WHAT IS NEEDED:
Pictures do not belong in your copy. Repeat all the other data exactly.

= = = =

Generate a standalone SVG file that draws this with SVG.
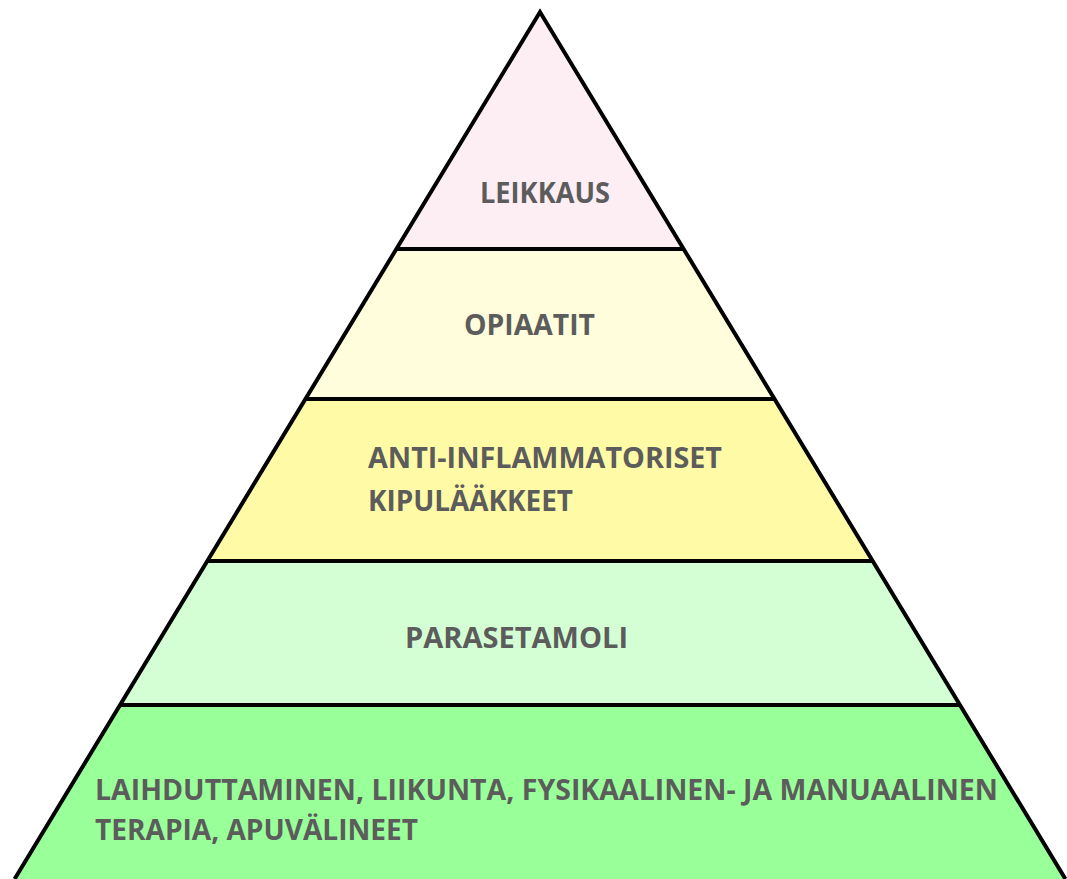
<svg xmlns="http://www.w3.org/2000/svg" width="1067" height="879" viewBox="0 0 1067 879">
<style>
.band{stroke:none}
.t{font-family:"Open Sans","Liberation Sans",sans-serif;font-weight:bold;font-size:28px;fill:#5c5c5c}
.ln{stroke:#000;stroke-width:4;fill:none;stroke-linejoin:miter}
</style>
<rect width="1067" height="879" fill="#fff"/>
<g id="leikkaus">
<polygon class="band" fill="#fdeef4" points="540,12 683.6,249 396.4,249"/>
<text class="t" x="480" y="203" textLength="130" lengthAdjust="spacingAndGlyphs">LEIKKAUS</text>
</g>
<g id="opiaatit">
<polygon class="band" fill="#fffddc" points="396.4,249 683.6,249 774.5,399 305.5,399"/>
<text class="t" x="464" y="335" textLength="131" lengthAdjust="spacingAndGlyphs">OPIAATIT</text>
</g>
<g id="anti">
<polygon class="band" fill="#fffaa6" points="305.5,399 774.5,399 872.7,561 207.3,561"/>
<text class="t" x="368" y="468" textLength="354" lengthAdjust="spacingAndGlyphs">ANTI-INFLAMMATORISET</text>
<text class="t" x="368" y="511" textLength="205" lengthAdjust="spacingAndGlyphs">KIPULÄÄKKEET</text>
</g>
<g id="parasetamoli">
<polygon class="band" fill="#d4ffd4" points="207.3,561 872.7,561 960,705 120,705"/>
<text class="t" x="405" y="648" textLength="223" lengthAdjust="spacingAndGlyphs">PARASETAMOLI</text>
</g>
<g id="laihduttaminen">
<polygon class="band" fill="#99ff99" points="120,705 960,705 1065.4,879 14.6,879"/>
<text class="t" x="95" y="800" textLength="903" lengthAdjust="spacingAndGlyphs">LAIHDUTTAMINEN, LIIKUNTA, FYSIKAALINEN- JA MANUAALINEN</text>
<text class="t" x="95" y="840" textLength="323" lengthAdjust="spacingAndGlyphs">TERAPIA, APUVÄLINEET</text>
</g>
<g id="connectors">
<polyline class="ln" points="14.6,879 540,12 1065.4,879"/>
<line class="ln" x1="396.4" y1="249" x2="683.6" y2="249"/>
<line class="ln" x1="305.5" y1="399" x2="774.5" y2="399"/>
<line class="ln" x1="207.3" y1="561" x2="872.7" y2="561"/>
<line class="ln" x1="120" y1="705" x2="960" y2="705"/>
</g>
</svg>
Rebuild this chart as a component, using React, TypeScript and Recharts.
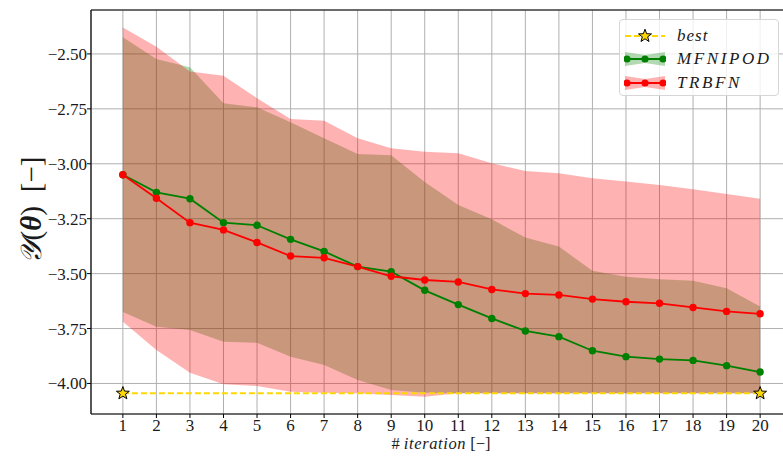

= = = =

EXERCISE OUTPUT:
Generate a standalone SVG file that draws this with SVG.
<svg xmlns="http://www.w3.org/2000/svg" width="1067" height="879" viewBox="0 0 1067 879">
<style>
.band{stroke:none}
.t{font-family:"Open Sans","Liberation Sans",sans-serif;font-weight:bold;font-size:28px;fill:#5c5c5c}
.ln{stroke:#000;stroke-width:4;fill:none;stroke-linejoin:miter}
</style>
<rect width="1067" height="879" fill="#fff"/>
<g id="leikkaus">
<polygon class="band" fill="#fdeef4" points="540,12 683.6,249 396.4,249"/>
<text class="t" x="480" y="203" textLength="130" lengthAdjust="spacingAndGlyphs">LEIKKAUS</text>
</g>
<g id="opiaatit">
<polygon class="band" fill="#fffddc" points="396.4,249 683.6,249 774.5,399 305.5,399"/>
<text class="t" x="464" y="335" textLength="131" lengthAdjust="spacingAndGlyphs">OPIAATIT</text>
</g>
<g id="anti">
<polygon class="band" fill="#fffaa6" points="305.5,399 774.5,399 872.7,561 207.3,561"/>
<text class="t" x="368" y="468" textLength="354" lengthAdjust="spacingAndGlyphs">ANTI-INFLAMMATORISET</text>
<text class="t" x="368" y="511" textLength="205" lengthAdjust="spacingAndGlyphs">KIPULÄÄKKEET</text>
</g>
<g id="parasetamoli">
<polygon class="band" fill="#d4ffd4" points="207.3,561 872.7,561 960,705 120,705"/>
<text class="t" x="405" y="648" textLength="223" lengthAdjust="spacingAndGlyphs">PARASETAMOLI</text>
</g>
<g id="laihduttaminen">
<polygon class="band" fill="#99ff99" points="120,705 960,705 1065.4,879 14.6,879"/>
<text class="t" x="95" y="800" textLength="903" lengthAdjust="spacingAndGlyphs">LAIHDUTTAMINEN, LIIKUNTA, FYSIKAALINEN- JA MANUAALINEN</text>
<text class="t" x="95" y="840" textLength="323" lengthAdjust="spacingAndGlyphs">TERAPIA, APUVÄLINEET</text>
</g>
<g id="connectors">
<polyline class="ln" points="14.6,879 540,12 1065.4,879"/>
<line class="ln" x1="396.4" y1="249" x2="683.6" y2="249"/>
<line class="ln" x1="305.5" y1="399" x2="774.5" y2="399"/>
<line class="ln" x1="207.3" y1="561" x2="872.7" y2="561"/>
<line class="ln" x1="120" y1="705" x2="960" y2="705"/>
</g>
</svg>
Rebuild this chart as a component, using React, TypeScript and Recharts.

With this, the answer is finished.